Part Six (“Meeting Therapeutic Goals”) describes the midphase of therapy: applying the aforementioned techniques to addressing problems of self-esteem, relationships, adaptation to change, and weakened ego function. For instance, self-esteem regulation can be improved via supportive techniques (supporting weakened ego function), uncovering techniques (making unconscious self-perceptions conscious), and exploration of superego function (correcting superego induced distortions in self-perception). In contrast, relationship difficulties result from people’s unconscious fantasies and expectations of others or impairment in ego functions like the capacity for empathy and ability to read social cues. Although uncovering interventions may be more appropriate for the former problem, supportive interventions are more suited for the latter.
Part Seven (“Working Through and Ending”) addresses ways the above techniques shift over time until the process of termination. The three phases of working through—limited awareness, increased awareness and practicing, and lasting change in thought and behavior patterns—are discussed in detail, as are the interventions necessary for this progression.
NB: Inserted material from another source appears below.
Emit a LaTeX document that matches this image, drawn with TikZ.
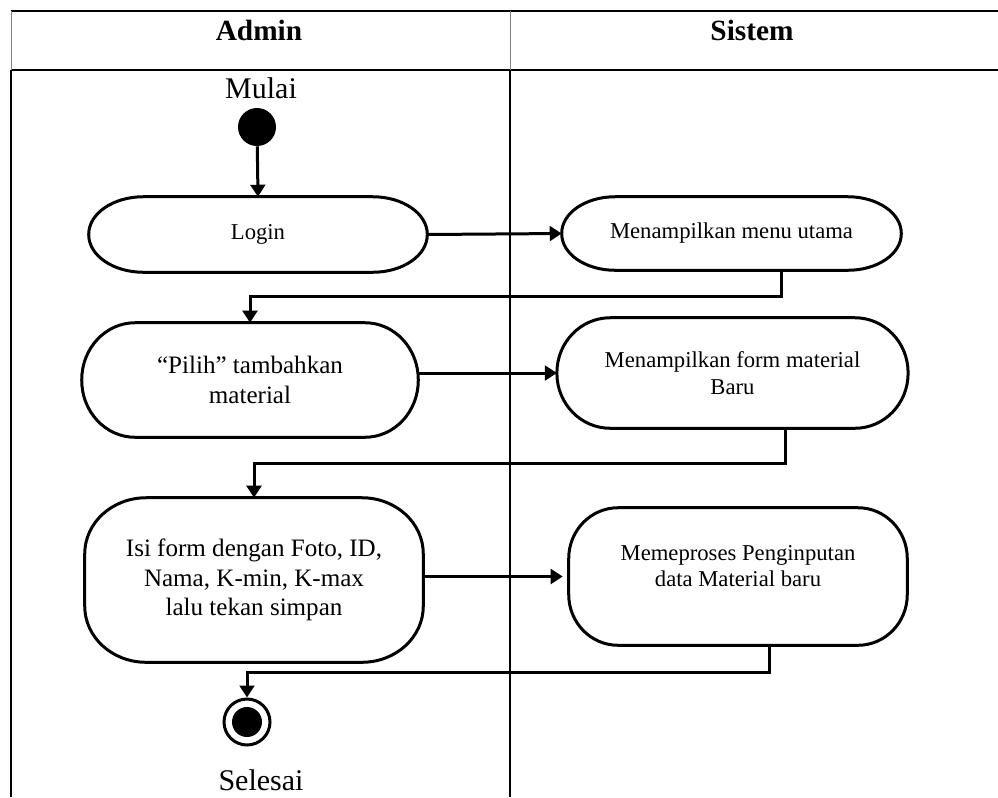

Bilateral versus unilateral terminations are contrasted, and characteristic aspects of this affect-filled phase are discussed, including regression, mourning, and finding a replacement relationship. Each chapter ends with suggested activities designed to apply the learned skills and concepts. These exercises are interesting, challenging, and accompanied by thoughtful answers and comments.
Although the clear prose, well-organized format, and rich insights make this book a pleasure to read, it is the abundance of carefully annotated case examples on almost every page that differentiates this book from others like it. The cases bring the described techniques to life and provide a wealth of learning in and of themselves. It is clear that this book is written by those who themselves have devoted their lives to the practice and teaching of psychodynamic psychotherapy and, subsequently, developed a capacity to distill each case down to the single most profound psychodynamic conflict.
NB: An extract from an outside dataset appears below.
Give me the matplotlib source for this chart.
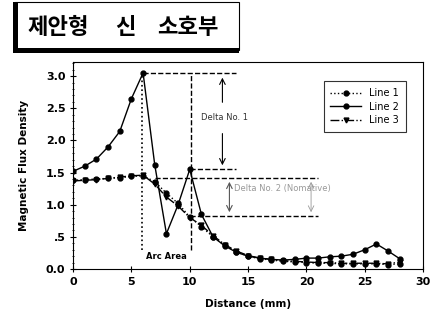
import matplotlib.pyplot as plt
import numpy as np
from matplotlib.patches import Rectangle

# data
dist = list(range(0, 29))
line1 = [1.38, 1.39, 1.40, 1.41, 1.42, 1.44, 1.45, 1.36, 1.18, 1.02, 0.81, 0.66, 0.50, 0.37,
         0.27, 0.20, 0.16, 0.14, 0.12, 0.11, 0.10, 0.09, 0.09, 0.08, 0.08, 0.08, 0.08, 0.07, 0.08]
line2 = [1.52, 1.60, 1.71, 1.90, 2.14, 2.65, 3.05, 1.62, 0.55, 1.00, 1.55, 0.85, 0.50, 0.36,
         0.26, 0.20, 0.17, 0.15, 0.14, 0.15, 0.17, 0.17, 0.19, 0.20, 0.23, 0.30, 0.39, 0.28, 0.16]
line3 = [1.37, 1.38, 1.39, 1.41, 1.43, 1.45, 1.46, 1.32, 1.12, 0.98, 0.80, 0.68, 0.52, 0.38,
         0.28, 0.21, 0.17, 0.15, 0.13, 0.12, 0.11, 0.10, 0.10, 0.09, 0.09, 0.09, 0.09, 0.08, 0.11]
yticks = [0.0, 0.5, 1.0, 1.5, 2.0, 2.5, 3.0]
ytick_labels = ["0.0", ".5", "1.0", "1.5", "2.0", "2.5", "3.0"]
xticks = [0, 5, 10, 15, 20, 25, 30]
title_words = ["제안형", "신", "소호부"]

fig = plt.figure(figsize=(4.43, 3.18), dpi=100)
ax = fig.add_axes([0.165, 0.154, 0.79, 0.651])

ax.plot(dist, line1, ":", color="black", marker="o", ms=3.5, lw=1, label="Line 1")
ax.plot(dist, line2, "-", color="black", marker="o", ms=3.5, lw=1, label="Line 2")
ax.plot(dist, line3, "-.", color="black", marker="v", ms=3.5, lw=1, label="Line 3")

# annotation lines
ax.plot([6, 14], [3.05, 3.05], "--", color="black", lw=1)
ax.plot([10, 14], [1.55, 1.55], "--", color="black", lw=1)
ax.plot([7, 21], [1.41, 1.41], "--", color="black", lw=1)
ax.plot([10, 21], [0.83, 0.83], "--", color="black", lw=1)
ax.plot([5.9, 5.9], [0.3, 3.05], ":", color="black", lw=1.2)
ax.plot([10.1, 10.1], [0.3, 3.05], "--", color="black", lw=1)
ax.annotate("", xy=(12.8, 3.02), xytext=(12.8, 2.55),
            arrowprops=dict(arrowstyle="->", lw=0.8))
ax.annotate("", xy=(12.8, 1.57), xytext=(12.8, 2.15),
            arrowprops=dict(arrowstyle="->", lw=0.8))
ax.text(11.0, 2.36, "Delta No. 1", fontsize=6, va="center", color="#333333")
ax.annotate("", xy=(13.4, 1.40), xytext=(13.4, 0.84),
            arrowprops=dict(arrowstyle="<->", lw=0.8, color="#555555"))
ax.annotate("", xy=(20.4, 1.40), xytext=(20.4, 0.84),
            arrowprops=dict(arrowstyle="<->", lw=0.6, color="#999999"))
ax.text(13.8, 1.25, "Delta No. 2 (Nomative)", fontsize=6, va="center", color="#999999")
ax.text(8.0, 0.19, "Arc Area", fontsize=6, fontweight="bold", ha="center", va="center")

ax.set_xlim(0, 30)
ax.set_ylim(0, 3.22)
ax.set_xticks(xticks)
ax.set_yticks(yticks)
ax.set_yticklabels(ytick_labels)
ax.set_yticks(np.arange(0, 3.21, 0.1), minor=True)
ax.tick_params(axis="both", labelsize=8, direction="inout", length=4)
ax.tick_params(axis="y", which="minor", direction="inout", length=2)
for lab in ax.get_xticklabels() + ax.get_yticklabels():
    lab.set_fontweight("bold")
ax.set_xlabel("Distance (mm)", fontsize=7.5, fontweight="bold", labelpad=9)
ax.set_ylabel("Magnetic Flux Density", fontsize=7.5, fontweight="bold", labelpad=12)

leg = ax.legend(loc="upper right", fontsize=7, frameon=True, fancybox=False,
                edgecolor="black", bbox_to_anchor=(0.965, 0.93), handlelength=3.2,
                labelspacing=0.35, borderpad=0.7)
leg.get_frame().set_linewidth(0.8)

# title box
fig.patches.append(Rectangle((15 / 443, 1 - 50 / 318), 224 / 443, 48 / 318,
                             transform=fig.transFigure, facecolor="white",
                             edgecolor="black", lw=0.8))
fig.patches.append(Rectangle((15 / 443, 1 - 53 / 318), 224 / 443, 5 / 318,
                             transform=fig.transFigure, facecolor="black", lw=0))
fig.patches.append(Rectangle((13 / 443, 1 - 53 / 318), 5 / 443, 51 / 318,
                             transform=fig.transFigure, facecolor="black", lw=0))
for word, xpx in zip(title_words, [28, 115, 157]):
    fig.text(xpx / 443, 1 - 27 / 318, word, fontsize=16, fontweight="bold",
             family=["Noto Sans CJK KR", "DejaVu Sans"], va="center")

fig.savefig("out.png", dpi=100)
One self-acknowledged limitation of this book is the omission of certain schools ofthought of psychodynamic psychotherapy, such as object relationships and self-psychology. However, the “less is more” principle applies here. Rather than presenting a multiplicity of complex theories, this book focuses primarily on the practice and technique of psychodynamic psychotherapy.
At a time when many psychiatry residency programs do not provide adequate training in psychodynamic psychotherapy, this book provides a much-needed corrective. Although it is meant as a book for initial learning, this is the kind of book that will remain on the reader’s desk as a frequently thumbed companion and reference.